The Dead

A couple of years into our one night stand, I learned that Carolyn had a high tolerance for gore. I also learned she liked cigars (oh yes, if you're a man, I'm living your fantasy), but that's another story.  I knew I found my life partner when she went off at length on why "Hellraiser" was better than "Hellraiser II". To this day, we pull out "Army of Darkness" or  the Dark Castle remake of "House on Haunted Hill" when we need to feel the love. Mind you, it's a certain style of horror that works for us. We like horror that follows certain rules and delivers a certain moral lesson. It's alright for someone to get their head sawed off, so long as they deserved to have their head sawed off.

So it was no surprise that one of our first scenic stops in Palermo was the Capucin crypt to view the thousands of mummified bodies arrayed there. This wasn't our first crypt. In 2006 we visited the Capucin crypt in Rome beneath the church of Santa Maria della Concezione.. That one held the skeletal remains of a few thousand monks that were broken down and reassembled into a variety of instructional dioramas. The crypt in Palermo wasn't art directed in any way. It was just thousands of cadavers stacked up  for viewing.

I know these were people. I mean no disrespect. I believe that all they were as people has gone to a different place. What's left are husks and shells and bones. What we do with those bits, we do for ourselves, not for them. We keep what's left because it's all we have that we can talk to, or frame our fates with.

Still, if this was "Iron Crypt", I'd have to say that Rome won hands down. It's a quantity versus quality thing.  Palermo was all about volume. Lots of dead people dressed up. The crypt in Rome had an internal logic. It meant something to the people who put it together. The decision to leverage the parts of the people who's bodies you are responsible for, to tell a story, is not a decision taken lightly.

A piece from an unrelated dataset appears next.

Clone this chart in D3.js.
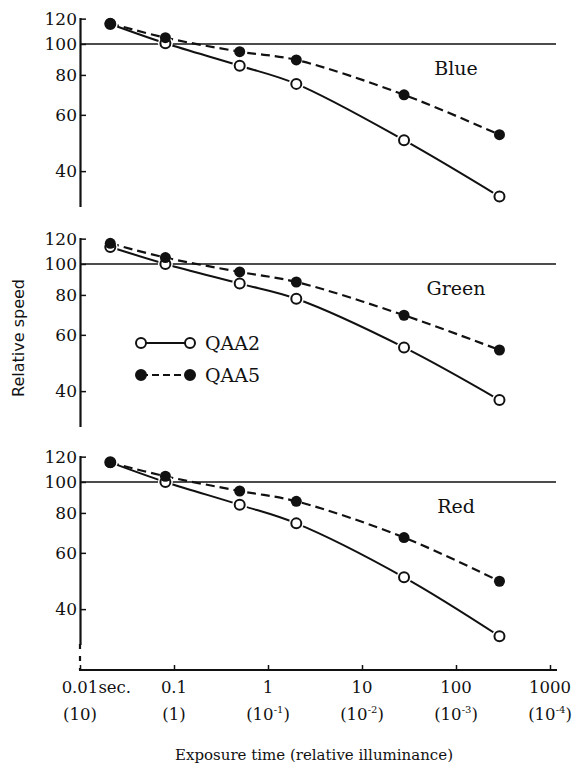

Indeed, many of the monks interred here asked to be parted out for the diorama. It was magnificent! I kept telling people in 2006 how campy it was and that's certainly true. Sort of a Martha Stewart meets Jeffery Dahmer feel to the place. "How did she find the time to hot glue all those napkin rings together?" "How did they find the time to hot glue all those vertebrate together to make lighting fixtures?" Yes, it was campy, and ghastly. It was also deeply moving. The relatively few people in the crypt with us were as rapt as we were. Nobody took pictures. There was a genuine sense of reverence about the place. This was, in a way, public art and as such, it reached out to the people who saw it.

The crypt in Palermo just felt sad. It didn't help that it took us 4 hours to find the place; a small door with a couple of postcard racks at the end of a parking lot hidden by construction equipment. I couldn't help feeling that these mummies were merely on display for the revenue. Did anyone care for them? In Rome it didn't matter, you were part of the installation and the installation was there to tell you a story.

The tour guides make a big deal of the crypts in Palermo in that "It's not for everybody but..." kind of way. That's too bad. I think it's true. It's not for everyone, or at least maybe it shouldn't be for everyone. I couldn't imagine bus tours wandering through this, but maybe they do.